Begin

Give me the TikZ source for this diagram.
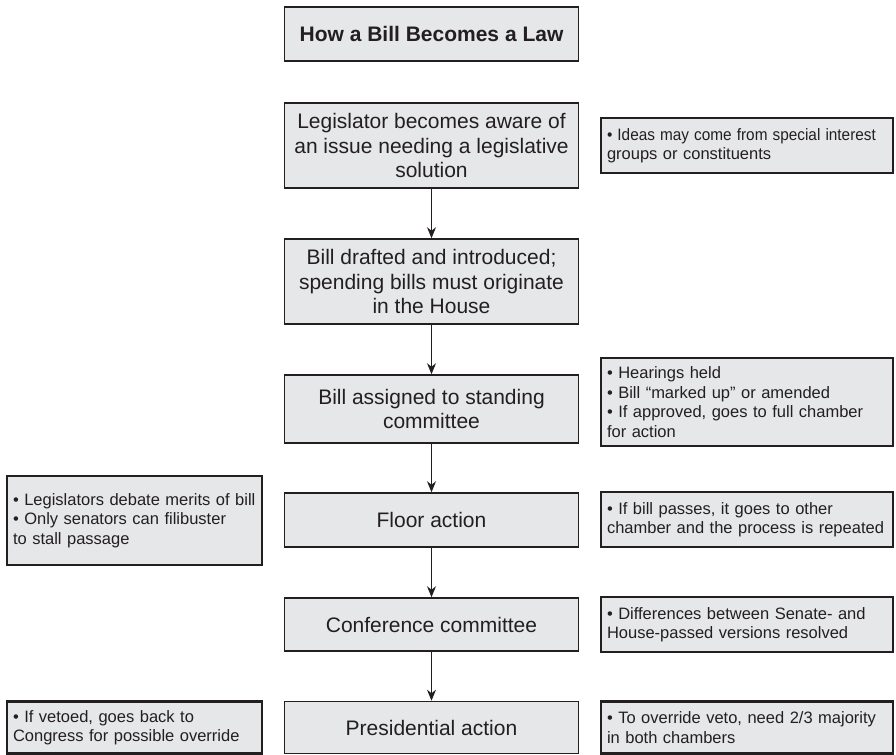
\documentclass[tikz,border=0pt]{standalone}
\usepackage{fontspec}
\usepackage{graphicx}
\setmainfont{Liberation Sans}
\usetikzlibrary{arrows.meta}

\definecolor{boxgray}{HTML}{E6E7E8}
\definecolor{inkgray}{HTML}{231F20}

\newcommand{\nohyph}{\hyphenpenalty=10000\relax\exhyphenpenalty=10000\relax}

\tikzset{
  mainbox/.style={draw=inkgray, line width=0.8pt, fill=boxgray, text=inkgray,
    minimum width=147pt, align=center, inner sep=2pt,
    font=\fontsize{10.5}{12.25}\selectfont},
  titlebox/.style={mainbox, font=\fontsize{10.5}{12.25}\selectfont\bfseries},
  notebox/.style={draw=inkgray, line width=1.4pt, fill=boxgray, text=inkgray,
    align=left, inner xsep=3pt, inner ysep=2pt, text width=140pt,
    font=\fontsize{8.25}{9.75}\selectfont\nohyph},
  leftnote/.style={notebox, text width=121.5pt},
  flow/.style={-{Stealth[length=5.5pt,width=4.5pt]}, draw=inkgray, line width=0.6pt}
}

\begin{document}
\begin{tikzpicture}[x=0.5pt, y=-0.5pt]
\useasboundingbox (0,0) rectangle (896,755);

% main column
\node[titlebox, minimum height=27pt] (title) at (431.5, 34) {How a Bill Becomes a Law};
\node[mainbox, minimum height=42.5pt] (aware) at (431.5, 145.5)
  {Legislator becomes aware of\\an issue needing a legislative\\solution};
\node[mainbox, minimum height=42.5pt] (drafted) at (431.5, 281.5)
  {Bill drafted and introduced;\\spending bills must originate\\in the House};
\node[mainbox, minimum height=34pt] (committee) at (431.5, 409)
  {Bill assigned to standing\\committee};
\node[mainbox, minimum height=27pt] (floor) at (431.5, 520) {Floor action};
\node[mainbox, minimum height=26.5pt] (conference) at (431.5, 624.5) {Conference committee};
\node[mainbox, minimum height=26pt] (president) at (431.5, 727.5) {Presidential action};

% notes on the right
\node[notebox, minimum height=27.5pt] (ideas) at (747, 145.5)
  {\scalebox{0.93}[1]{\textbullet\ Ideas may come from special interest}\\groups or constituents};
\node[notebox, minimum height=44pt] (hearings) at (747, 402)
  {\textbullet\ Hearings held\\\textbullet\ Bill “marked up” or amended\\\textbullet\ If approved, goes to full chamber\\for action};
\node[notebox, minimum height=27.5pt] (passes) at (747, 519.5)
  {\textbullet\ If bill passes, it goes to other\\chamber and the process is repeated};
\node[notebox, minimum height=27.5pt] (differences) at (747, 624.5)
  {\textbullet\ Differences between Senate- and\\House-passed versions resolved};
\node[notebox, minimum height=26pt] (override) at (747, 727.5)
  {\textbullet\ To override veto, need 2/3 majority\\in both chambers};

% notes on the left
\node[leftnote, minimum height=44.5pt] (filibuster) at (134.5, 520.5)
  {\textbullet\ Legislators debate merits of bill\\\textbullet\ Only senators can filibuster\\to stall passage};
\node[leftnote, minimum height=26pt] (vetoed) at (134.5, 727.5)
  {\textbullet\ If vetoed, goes back to\\Congress for possible override};

\draw[flow] (aware) -- (drafted);
\draw[flow] (drafted) -- (committee);
\draw[flow] (committee) -- (floor);
\draw[flow] (floor) -- (conference);
\draw[flow] (conference) -- (president);

\end{tikzpicture}
\end{document}
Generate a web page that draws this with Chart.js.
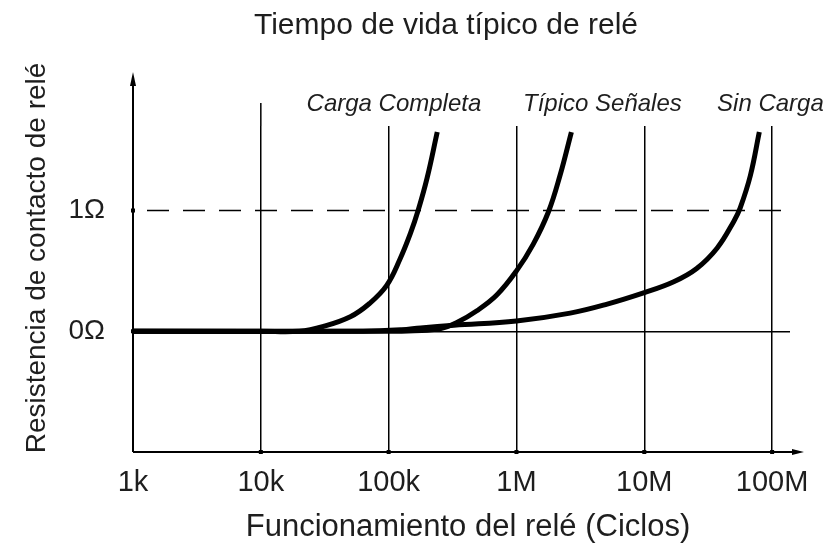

End

## Written problem
Print all the records again exactly; do not include any picture.

## Result below
Give me the TikZ source for this diagram.
\documentclass[tikz,border=0pt]{standalone}
\usepackage{fontspec}
\usepackage{graphicx}
\setmainfont{Liberation Sans}
\usetikzlibrary{arrows.meta}

\definecolor{boxgray}{HTML}{E6E7E8}
\definecolor{inkgray}{HTML}{231F20}

\newcommand{\nohyph}{\hyphenpenalty=10000\relax\exhyphenpenalty=10000\relax}

\tikzset{
  mainbox/.style={draw=inkgray, line width=0.8pt, fill=boxgray, text=inkgray,
    minimum width=147pt, align=center, inner sep=2pt,
    font=\fontsize{10.5}{12.25}\selectfont},
  titlebox/.style={mainbox, font=\fontsize{10.5}{12.25}\selectfont\bfseries},
  notebox/.style={draw=inkgray, line width=1.4pt, fill=boxgray, text=inkgray,
    align=left, inner xsep=3pt, inner ysep=2pt, text width=140pt,
    font=\fontsize{8.25}{9.75}\selectfont\nohyph},
  leftnote/.style={notebox, text width=121.5pt},
  flow/.style={-{Stealth[length=5.5pt,width=4.5pt]}, draw=inkgray, line width=0.6pt}
}

\begin{document}
\begin{tikzpicture}[x=0.5pt, y=-0.5pt]
\useasboundingbox (0,0) rectangle (896,755);

% main column
\node[titlebox, minimum height=27pt] (title) at (431.5, 34) {How a Bill Becomes a Law};
\node[mainbox, minimum height=42.5pt] (aware) at (431.5, 145.5)
  {Legislator becomes aware of\\an issue needing a legislative\\solution};
\node[mainbox, minimum height=42.5pt] (drafted) at (431.5, 281.5)
  {Bill drafted and introduced;\\spending bills must originate\\in the House};
\node[mainbox, minimum height=34pt] (committee) at (431.5, 409)
  {Bill assigned to standing\\committee};
\node[mainbox, minimum height=27pt] (floor) at (431.5, 520) {Floor action};
\node[mainbox, minimum height=26.5pt] (conference) at (431.5, 624.5) {Conference committee};
\node[mainbox, minimum height=26pt] (president) at (431.5, 727.5) {Presidential action};

% notes on the right
\node[notebox, minimum height=27.5pt] (ideas) at (747, 145.5)
  {\scalebox{0.93}[1]{\textbullet\ Ideas may come from special interest}\\groups or constituents};
\node[notebox, minimum height=44pt] (hearings) at (747, 402)
  {\textbullet\ Hearings held\\\textbullet\ Bill “marked up” or amended\\\textbullet\ If approved, goes to full chamber\\for action};
\node[notebox, minimum height=27.5pt] (passes) at (747, 519.5)
  {\textbullet\ If bill passes, it goes to other\\chamber and the process is repeated};
\node[notebox, minimum height=27.5pt] (differences) at (747, 624.5)
  {\textbullet\ Differences between Senate- and\\House-passed versions resolved};
\node[notebox, minimum height=26pt] (override) at (747, 727.5)
  {\textbullet\ To override veto, need 2/3 majority\\in both chambers};

% notes on the left
\node[leftnote, minimum height=44.5pt] (filibuster) at (134.5, 520.5)
  {\textbullet\ Legislators debate merits of bill\\\textbullet\ Only senators can filibuster\\to stall passage};
\node[leftnote, minimum height=26pt] (vetoed) at (134.5, 727.5)
  {\textbullet\ If vetoed, goes back to\\Congress for possible override};

\draw[flow] (aware) -- (drafted);
\draw[flow] (drafted) -- (committee);
\draw[flow] (committee) -- (floor);
\draw[flow] (floor) -- (conference);
\draw[flow] (conference) -- (president);

\end{tikzpicture}
\end{document}
Generate a web page that draws this with Chart.js.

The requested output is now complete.